Brené Brown is a shame researcher at the University of Texas. She explains that, “We live in a world where most people still subscribe to the belief that shame is a good tool for keeping people in line. Not only is this wrong, but it’s dangerous. Shame is highly correlated with addiction, violence, aggression, depression, eating disorders, and bullying.”
Brown also explains that there is a difference between guilt and shame. Guilt is a focus on behavior whereas shame is a focus on self. If we have done something wrong, guilt tells us, “I’ve made a mistake.” Shame tells us, “I am a mistake.”
When you correct mistakes or bad behavior, do so without shame.
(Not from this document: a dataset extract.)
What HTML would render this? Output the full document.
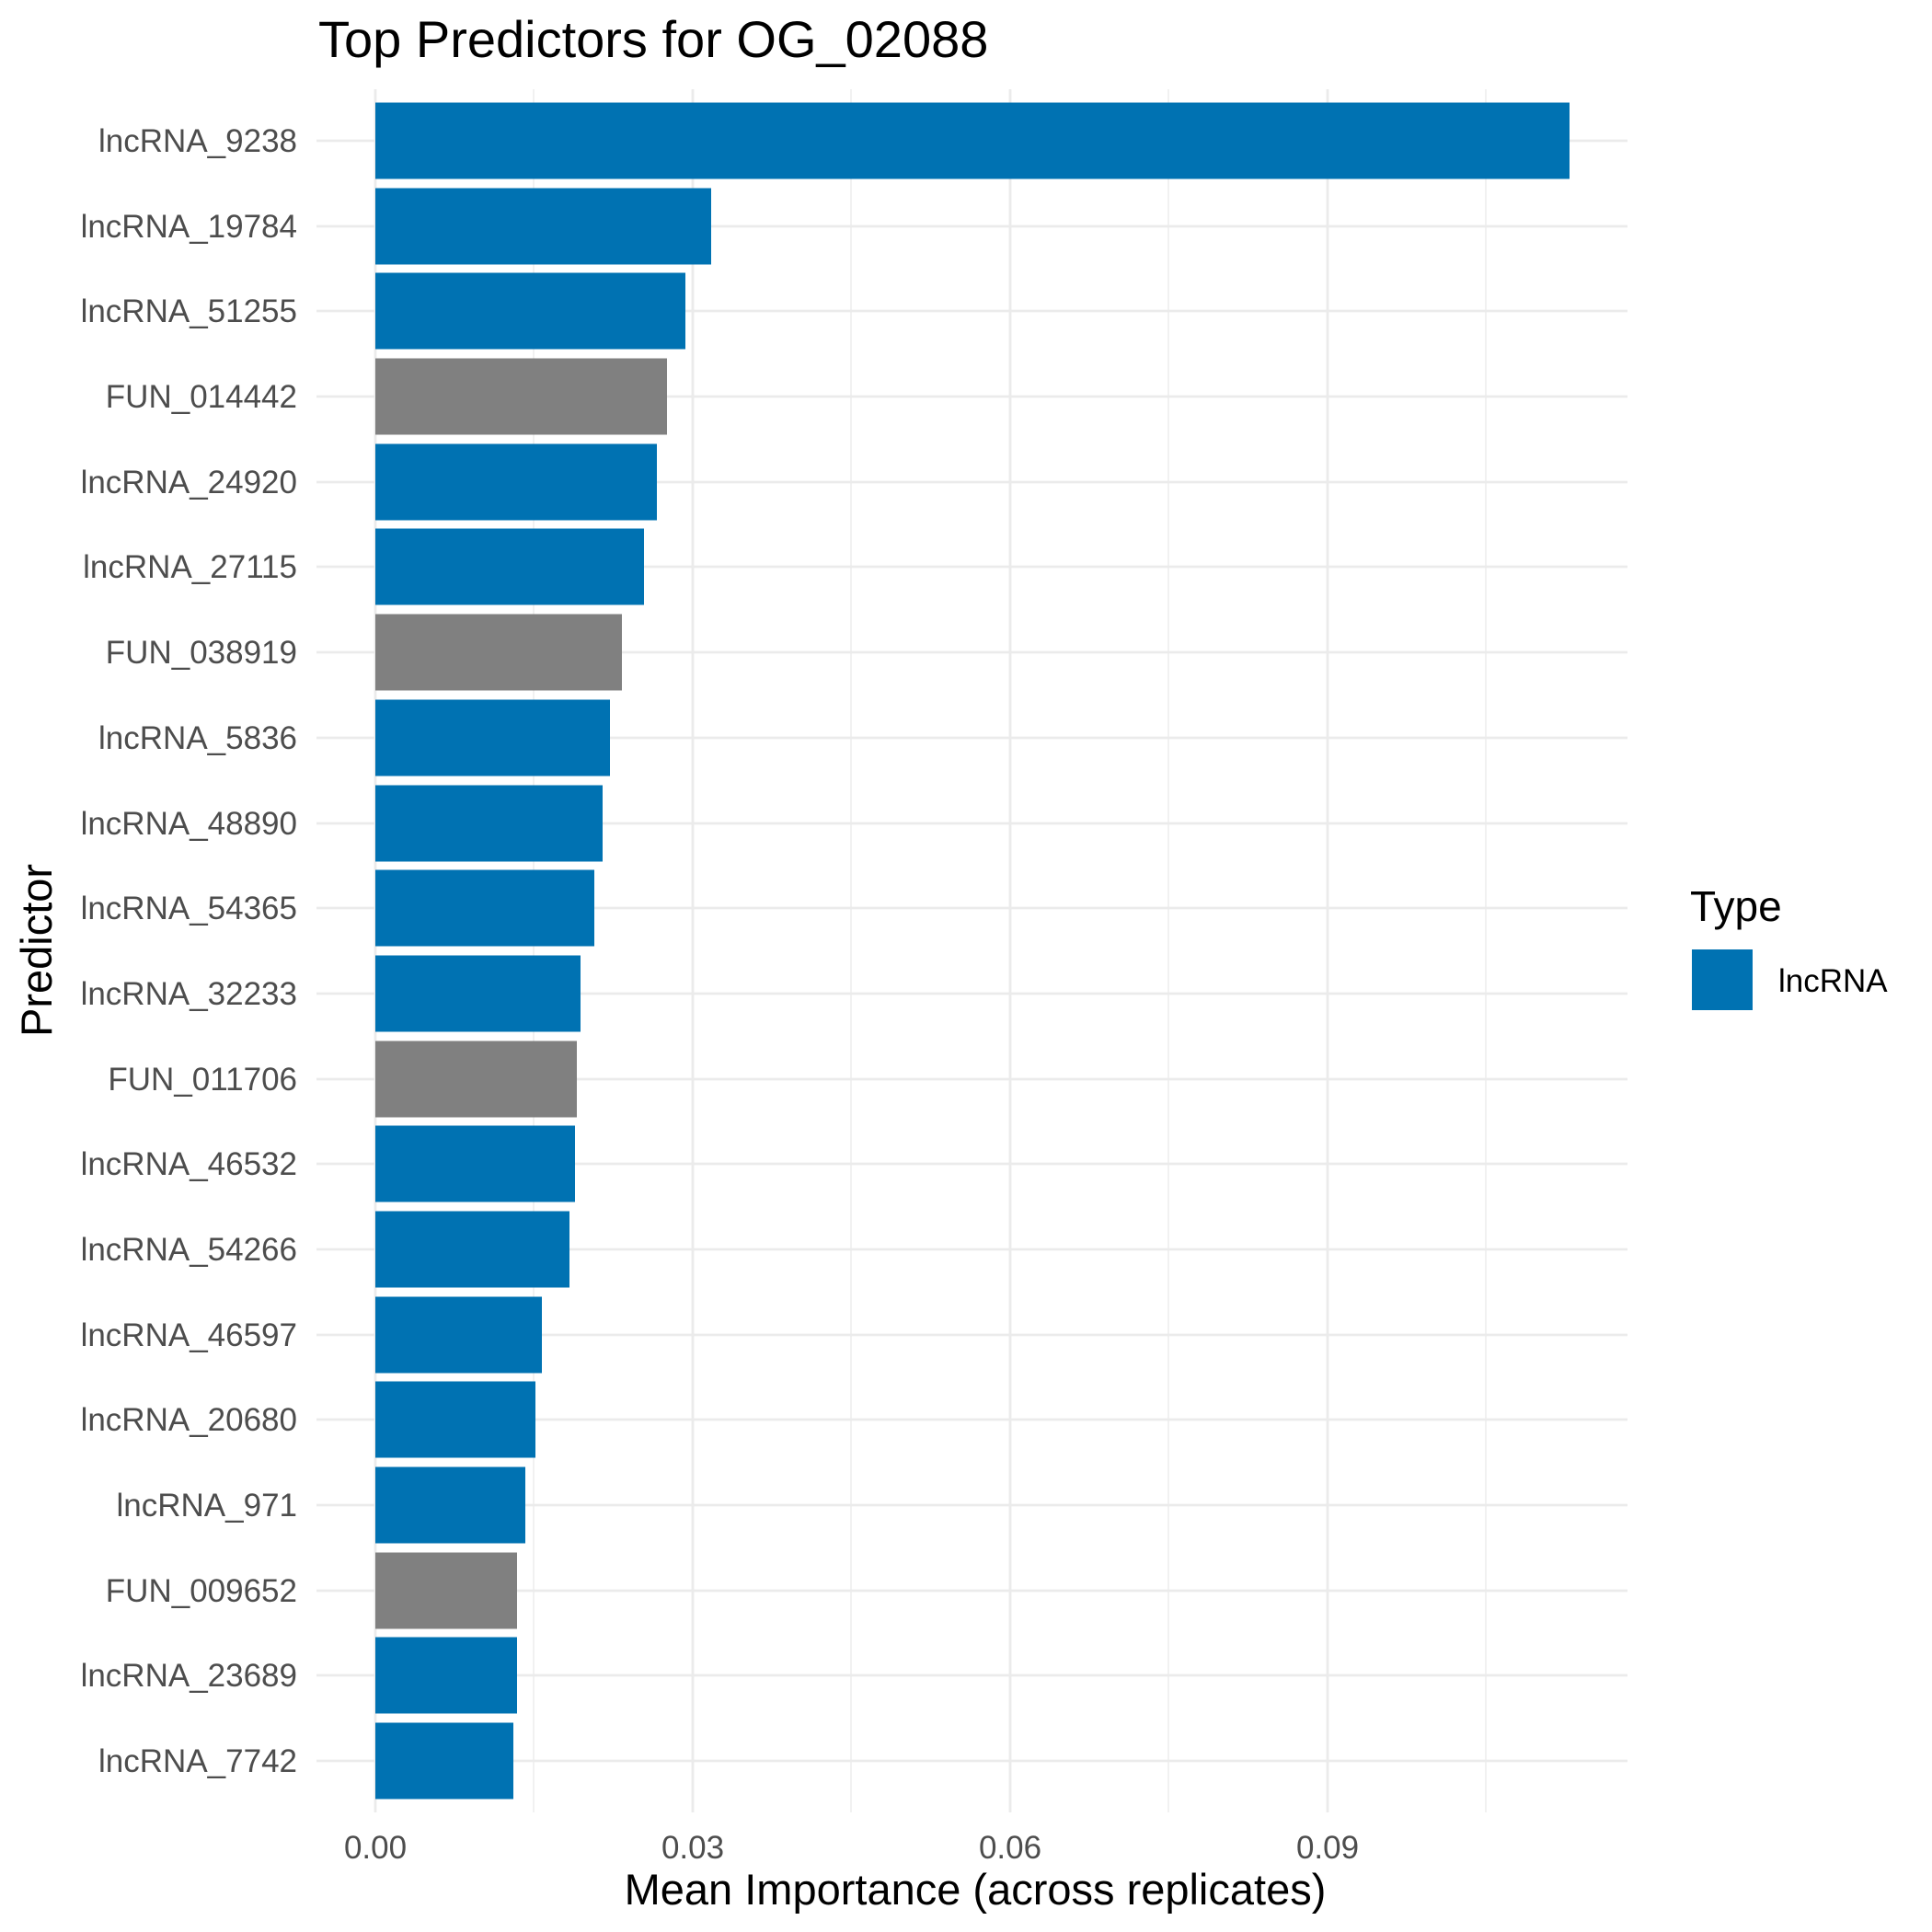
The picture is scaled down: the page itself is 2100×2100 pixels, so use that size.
<!DOCTYPE html>
<html><head><meta charset="utf-8"><style>html,body{margin:0;padding:0;background:#fff}svg{display:block}</style></head><body>
<svg width="2100" height="2100" viewBox="0 0 2100 2100" xmlns="http://www.w3.org/2000/svg" font-family="Liberation Sans, DejaVu Sans, sans-serif">
<rect width="2100" height="2100" fill="#fff"/>
<g stroke="#EBEBEB">
<g stroke-width="1.4">
<line x1="580" y1="97" x2="580" y2="1970"/><line x1="925" y1="97" x2="925" y2="1970"/><line x1="1270" y1="97" x2="1270" y2="1970"/><line x1="1615" y1="97" x2="1615" y2="1970"/>
</g>
<g stroke-width="2.8">
<line x1="408" y1="97" x2="408" y2="1970"/><line x1="753" y1="97" x2="753" y2="1970"/><line x1="1098" y1="97" x2="1098" y2="1970"/><line x1="1443" y1="97" x2="1443" y2="1970"/>
<line x1="344" y1="153" x2="1769" y2="153"/><line x1="344" y1="246" x2="1769" y2="246"/><line x1="344" y1="338" x2="1769" y2="338"/><line x1="344" y1="431" x2="1769" y2="431"/><line x1="344" y1="524" x2="1769" y2="524"/><line x1="344" y1="616" x2="1769" y2="616"/><line x1="344" y1="709" x2="1769" y2="709"/><line x1="344" y1="802" x2="1769" y2="802"/><line x1="344" y1="895" x2="1769" y2="895"/><line x1="344" y1="987" x2="1769" y2="987"/><line x1="344" y1="1080" x2="1769" y2="1080"/><line x1="344" y1="1173" x2="1769" y2="1173"/><line x1="344" y1="1265" x2="1769" y2="1265"/><line x1="344" y1="1358" x2="1769" y2="1358"/><line x1="344" y1="1451" x2="1769" y2="1451"/><line x1="344" y1="1543" x2="1769" y2="1543"/><line x1="344" y1="1636" x2="1769" y2="1636"/><line x1="344" y1="1729" x2="1769" y2="1729"/><line x1="344" y1="1821" x2="1769" y2="1821"/><line x1="344" y1="1914" x2="1769" y2="1914"/>
</g></g>
<g>
<rect x="408" y="111.5" width="1298" height="83" fill="#0072B2"/>
<rect x="408" y="204.5" width="365" height="83" fill="#0072B2"/>
<rect x="408" y="296.5" width="337" height="83" fill="#0072B2"/>
<rect x="408" y="389.5" width="317" height="83" fill="#808080"/>
<rect x="408" y="482.5" width="306" height="83" fill="#0072B2"/>
<rect x="408" y="574.5" width="292" height="83" fill="#0072B2"/>
<rect x="408" y="667.5" width="268" height="83" fill="#808080"/>
<rect x="408" y="760.5" width="255" height="83" fill="#0072B2"/>
<rect x="408" y="853.5" width="247" height="83" fill="#0072B2"/>
<rect x="408" y="945.5" width="238" height="83" fill="#0072B2"/>
<rect x="408" y="1038.5" width="223" height="83" fill="#0072B2"/>
<rect x="408" y="1131.5" width="219" height="83" fill="#808080"/>
<rect x="408" y="1223.5" width="217" height="83" fill="#0072B2"/>
<rect x="408" y="1316.5" width="211" height="83" fill="#0072B2"/>
<rect x="408" y="1409.5" width="181" height="83" fill="#0072B2"/>
<rect x="408" y="1501.5" width="174" height="83" fill="#0072B2"/>
<rect x="408" y="1594.5" width="163" height="83" fill="#0072B2"/>
<rect x="408" y="1687.5" width="154" height="83" fill="#808080"/>
<rect x="408" y="1779.5" width="154" height="83" fill="#0072B2"/>
<rect x="408" y="1872.5" width="150" height="83" fill="#0072B2"/>
</g>
<g font-size="35" fill="#4D4D4D" text-anchor="end">
<text x="323" y="165">lncRNA_9238</text><text x="323" y="258">lncRNA_19784</text><text x="323" y="350">lncRNA_51255</text><text x="323" y="443">FUN_014442</text><text x="323" y="536">lncRNA_24920</text><text x="323" y="628">lncRNA_27115</text><text x="323" y="721">FUN_038919</text><text x="323" y="814">lncRNA_5836</text><text x="323" y="907">lncRNA_48890</text><text x="323" y="999">lncRNA_54365</text><text x="323" y="1092">lncRNA_32233</text><text x="323" y="1185">FUN_011706</text><text x="323" y="1277">lncRNA_46532</text><text x="323" y="1370">lncRNA_54266</text><text x="323" y="1463">lncRNA_46597</text><text x="323" y="1555">lncRNA_20680</text><text x="323" y="1648">lncRNA_971</text><text x="323" y="1741">FUN_009652</text><text x="323" y="1833">lncRNA_23689</text><text x="323" y="1926">lncRNA_7742</text>
</g>
<g font-size="35" fill="#4D4D4D" text-anchor="middle">
<text x="408" y="2020">0.00</text><text x="753" y="2020">0.03</text><text x="1098" y="2020">0.06</text><text x="1443" y="2020">0.09</text>
</g>
<text x="1060" y="2070" font-size="47" text-anchor="middle" fill="#000">Mean Importance (across replicates)</text>
<text transform="translate(56,1033) rotate(-90)" font-size="47" text-anchor="middle" fill="#000">Predictor</text>
<text x="346" y="62" font-size="56" fill="#000">Top Predictors for OG_02088</text>
<text x="1837" y="1001" font-size="46" fill="#000">Type</text>
<rect x="1839" y="1032" width="66" height="66" fill="#0072B2"/>
<text x="1933" y="1078" font-size="35" fill="#000">lncRNA</text>
</svg>
</body></html>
Call attention to the mistakes your child has made, but separate your child’s actions from who your child is. Using shame as a way to “teach” your child will only teach them to hate themselves. This can lead to low self-esteem because they think they are inherently bad or wrong.
Your child also needs to learn how to be self-compassionate. Self-compassion is based on how you respond to your struggles. Simply put, self-compassion is being kind to yourself.
There will be times when your child’s efforts and hard work will fall short. Self-compassion will protect their self-esteem when they make mistakes or miss their goals.
Without self-compassion, your child’s self-esteem will only be based on what they can achieve. This leads to fragile self-esteem. It does not exist unless they achieve great things.
Teach your child to be kind to themselves, even when they fall short. When they are upset, have them practice taking deep breaths. Then suggest they say some of the following phrases out loud:
— “It’s okay that I am disappointed.”
— “Everyone makes mistakes.”
— “I am allowed to feel this way.”
— “I am grateful for what I was able to accomplish today.”
— “This mistake does not change my worth.”
— “I still deserve to be loved.”
Helping your child practice self-compassion is a great way to build and protect their self-esteem.
As a parent, you can nurture and grow your child’s self-esteem in a positive way. We want our children to have a positive evaluation of themselves. You can use these five tips to develop your child’s self-esteem. This gives them the confidence they need to navigate school, jobs, and their relationships now and in the future.